Regia di Conrad Brueghel (Giovanni Brusadori) vedi scheda film
Quattro evase dirottano un autobus carico di tenniste per rifugiarsi nella villa di un giudice. Qui la strana compagnia vive ore di violenza, sfrenata lussuria, follia e disperazione.
La prigione femminile è uno dei classici espedienti narrativi del cinema di exploitation tipico di quel momento; Giovanni Brusadori - che firma la regia con il pretenzioso pseudonimo Conrad Brueghel - scrive con Bruno Fontana una sceneggiatura adeguatamente cruda e immaginifica in quanto a violenza e sesso che si inserisce benissimo nel genere e ha quantomeno il pregio di reggersi a perfezione, dal punto di vista logico, sulle proprie gambe. Gli argomenti messi in scena sono certamente pretestuosi, tirati in ballo per fare spettacolo e generare curiosità morbose insomma, ma hanno un loro perchè nel periodo degli anni di piombo (fra i personaggi c'è quello di una terrorista) e delle pagine dei giornali quotidianamente imbottiti di cronaca nera. Detto ciò, naturalmente il film è modesto sul piano estetico e la realizzazione pare sbrigativa quanto richiederebbe una pellicola espressamente destinata a un pubblico ristretto e da seconda visione, ma vince il confronto con la maggior parte dei prodottini analoghi coevi.
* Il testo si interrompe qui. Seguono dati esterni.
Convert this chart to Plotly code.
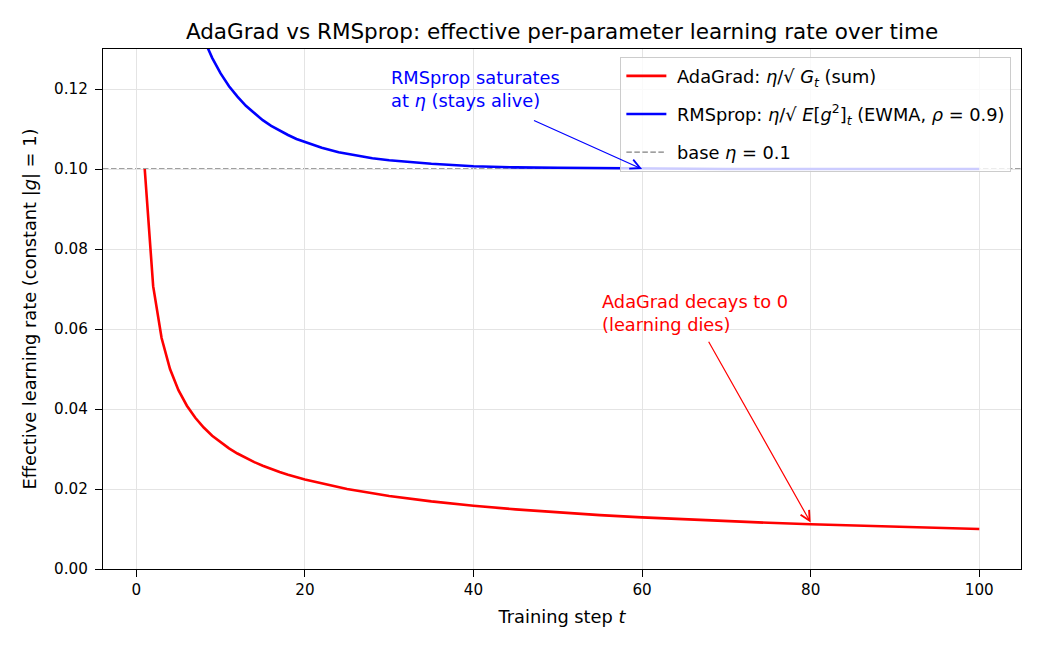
import plotly.graph_objects as go

# ---- data ----
ETA = 0.1
steps_ada = [1, 2, 3, 4, 5, 6, 7, 8, 9, 10, 11, 12, 13, 14, 15, 16, 17, 18, 19, 20,
             25, 30, 35, 40, 45, 50, 55, 60, 65, 70, 75, 80, 85, 90, 95, 100]
lr_adagrad = [0.1, 0.07071, 0.05774, 0.05, 0.04472, 0.04082, 0.0378, 0.03536, 0.03333, 0.03162,
              0.03015, 0.02887, 0.02774, 0.02673, 0.02582, 0.025, 0.02425, 0.02357, 0.02294, 0.02236,
              0.02, 0.01826, 0.0169, 0.01581, 0.01491, 0.01414, 0.01348, 0.01291, 0.0124, 0.01195,
              0.01155, 0.01118, 0.01085, 0.01054, 0.01026, 0.01]
steps_rms = [1, 2, 3, 4, 5, 6, 7, 8, 9, 10, 11, 12, 13, 14, 15, 16, 17, 18, 19, 20,
             22, 24, 26, 28, 30, 35, 40, 45, 50, 60, 70, 80, 90, 100]
lr_rmsprop = [0.3162, 0.2294, 0.1921, 0.1705, 0.1563, 0.1461, 0.1384, 0.1325, 0.1278, 0.1239,
              0.1207, 0.1181, 0.1158, 0.1139, 0.1122, 0.1108, 0.1096, 0.1085, 0.1075, 0.1067,
              0.1053, 0.1042, 0.1034, 0.1027, 0.1022, 0.1013, 0.1007, 0.1004, 0.1003, 0.1001,
              0.1000, 0.1000, 0.1000, 0.1000]
x_ticks = [0, 20, 40, 60, 80, 100]
y_ticks = [0.0, 0.02, 0.04, 0.06, 0.08, 0.10, 0.12]

FONT = "DejaVu Sans"
FS_TICK = 15.2
FS_LABEL = 17.8
FS_TEXT = 17.8
FS_TITLE = 21.5
DASH = "5.5px,2.5px"

fig = go.Figure()
fig.add_hline(y=ETA, line=dict(color="#808080", width=1.4, dash=DASH), layer="below")
fig.add_trace(go.Scatter(x=steps_ada, y=lr_adagrad, mode="lines", legendgroup="a",
                         line=dict(color="#ff0000", width=2.6),
                         name=" AdaGrad: <i>η</i>/√ <i>G</i><sub><i>t</i></sub> (sum)"))
fig.add_trace(go.Scatter(x=steps_rms, y=lr_rmsprop, mode="lines", legendgroup="b",
                         line=dict(color="#0000ff", width=2.6),
                         name=" RMSprop: <i>η</i>/√ <i>E</i>[<i>g</i><sup>2</sup>]<sub><i>t</i></sub> (EWMA, <i>ρ</i> = 0.9)"))
fig.add_trace(go.Scatter(x=[None], y=[None], mode="lines", legendgroup="c",
                         line=dict(color="#808080", width=1.4, dash=DASH),
                         name=" base <i>η</i> = 0.1"))

# annotations: arrows + texts
fig.add_annotation(x=60, y=ETA, ax=47, ay=0.1123, xref="x", yref="y", axref="x", ayref="y",
                   text="", showarrow=True, arrowhead=5, arrowsize=1.6, arrowwidth=1.2,
                   arrowcolor="#0000ff")
fig.add_annotation(x=30, y=0.1139, xref="x", yref="y", xanchor="left", yanchor="bottom",
                   align="left", showarrow=False,
                   text="RMSprop saturates<br>at <i>η</i> (stays alive)",
                   font=dict(family=FONT, size=FS_TEXT, color="#0000ff"))
fig.add_annotation(x=80, y=0.0116, ax=67.8, ay=0.0572, xref="x", yref="y", axref="x", ayref="y",
                   text="", showarrow=True, arrowhead=5, arrowsize=1.6, arrowwidth=1.2,
                   arrowcolor="#ff0000")
fig.add_annotation(x=55, y=0.0581, xref="x", yref="y", xanchor="left", yanchor="bottom",
                   align="left", showarrow=False,
                   text="AdaGrad decays to 0<br>(learning dies)",
                   font=dict(family=FONT, size=FS_TEXT, color="#ff0000"))

axis_common = dict(showline=True, linecolor="black", linewidth=1.1, mirror=True,
                   ticks="outside", ticklen=7, tickcolor="black", tickwidth=1.1,
                   showgrid=True, gridcolor="#e4e4e4", gridwidth=1, zeroline=False,
                   tickfont=dict(family=FONT, size=FS_TICK, color="black"))
fig.update_xaxes(range=[-3.95, 104.95], tickvals=x_ticks,
                 title=dict(text="Training step <i>t</i>", font=dict(family=FONT, size=FS_LABEL, color="black"), standoff=12),
                 **axis_common)
fig.update_yaxes(range=[0, 0.13], tickvals=y_ticks, tickformat=".2f", ticklabelstandoff=4,
                 title=dict(text="Effective learning rate (constant |<i>g</i>| = 1)",
                            font=dict(family=FONT, size=FS_LABEL, color="black"), standoff=12),
                 **axis_common)

fig.update_layout(
    width=1040, height=650,
    margin=dict(l=103, r=19, t=49, b=81),
    paper_bgcolor="white", plot_bgcolor="white",
    font=dict(family=FONT, size=FS_TICK, color="black"),
    title=dict(text="AdaGrad vs RMSprop: effective per-parameter learning rate over time",
               x=0.5, xref="paper", xanchor="center", y=1, yref="paper", yanchor="bottom",
               pad=dict(b=10), font=dict(family=FONT, size=FS_TITLE, color="black")),
    legend=dict(x=0.9895, y=0.985, xanchor="right", yanchor="top",
                bgcolor="rgba(255,255,255,0.8)", bordercolor="#cccccc", borderwidth=1,
                itemwidth=40, tracegroupgap=12,
                font=dict(family=FONT, size=FS_TEXT, color="black")),
    showlegend=True,
)

fig.write_html("out.html")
Il cast prevede pochi nomi degni di attenzione, pur rendendo a sufficienza per il contesto, con una chiara prevalenza di attrici sugli attori e soprattutto di attrici dedite senza troppi problemi al nudo, che qui impegna gran parte della visione: Lilli Carati, Dirce (accreditata come Patrizia) Funari, Ines Pellegrini, Angela Doria, Filippo De Gara, Zora Kerova, Marina Daunia (D'Aunia sui titoli). Curiosità relativa proprio ai titoli di testa: il copione è attribuito a Fontana e Giovanni Brusatori: possibile un errore simile perfino nella titolazione? Per il regista è comunque l'opera prima e ultima della sua carriera; proseguirà sul set come interprete, fino alla fine degli anni Ottanta. 3,5/10.